The bills, Macleod later learned from a board member who reviewed them at his request, corroborates his earlier conjecture that OPALCO's lawyers had not acted independently, as Thomerson, Cornelius and other board members claimed, but on orders from Thomerson as chair, and perhaps also Cornelius. Macleod's letters are meticulously researched and responsible (he is the retired managing editor of the Seattle Times, and, for full disclosure, I know him). His motivation is disinterested in that of any good newspaperman: to serve the public interest by exposing those who betrayed the public trust.
"OPALCO CARES" is the new motto, but cares about what? Mostly, it seems, about concealment. Thomerson and the board evidently violated OPALCO's bylaws by doing much of their business in executive and "working for sessions," both of which are secret, neither of which the bylaws provide for. As for its regular meetings, the board has so streamlined its minutes that they cease to inform. Sadly, OPALCO is most transparent now only in the board's determination to shroud what it is doing.
Led by Thomerson, the board undertook a multi-million dollar broadband project. An insufficient number of the membership endorsed the project, most deciding not to pay an additional $15/month, much less the $90-a-month broadband-connection charge. Undeterred, the board, it appears, has persevered in its project, now camouflaging it under expenditures for the maintenance and improvement of its core electrical service.
The board's conduct is fiscally questionable, ethically wrong and may violate the directors' fiduciary responsibilities. The board has denied us information regarding OPALCO's directions, undertakings, and financial risks, for which we, owner-members, are liable.

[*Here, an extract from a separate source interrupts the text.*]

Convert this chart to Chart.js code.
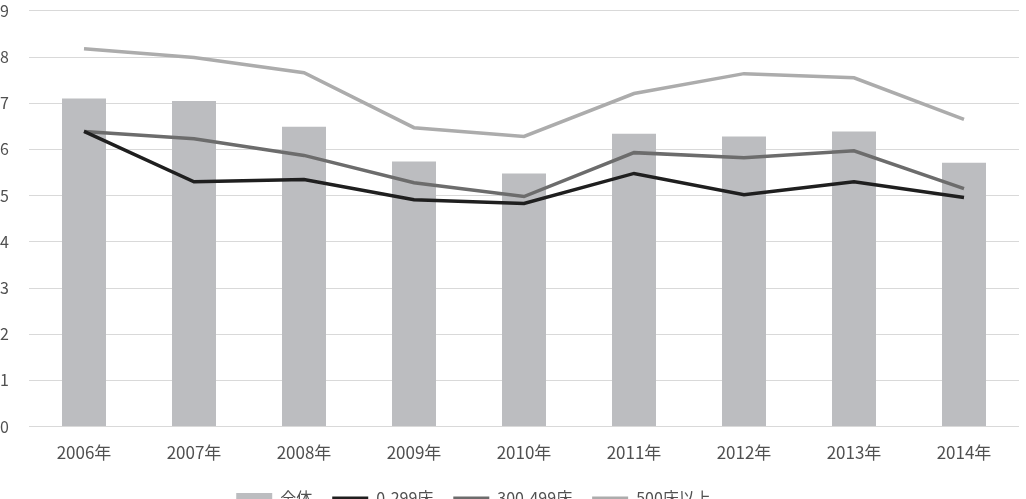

Many of us moved to San Juan County so as to live in a small community whose dealings were transparent, responsive to the residents and largely just. Now we learn OPALCO, whose only job is to ensure reliable electricity at a fair cost, exhibits an arrogance, clandestine manipulation, and deceit expect to find at an Enron, a Countrywide, the too-big-to-fail banks and General Motors.
What amazes one about OPALCO is how the clumsy, ham-fisted behavior appears disproportionate to the states. Are we missing something? But the behavior is not yet endemic, and while we can still assign personal culpability, we can call for Thomerson's resignation and the resignations of those on the board and in management who acted on the principle that their ends justify their shameless means.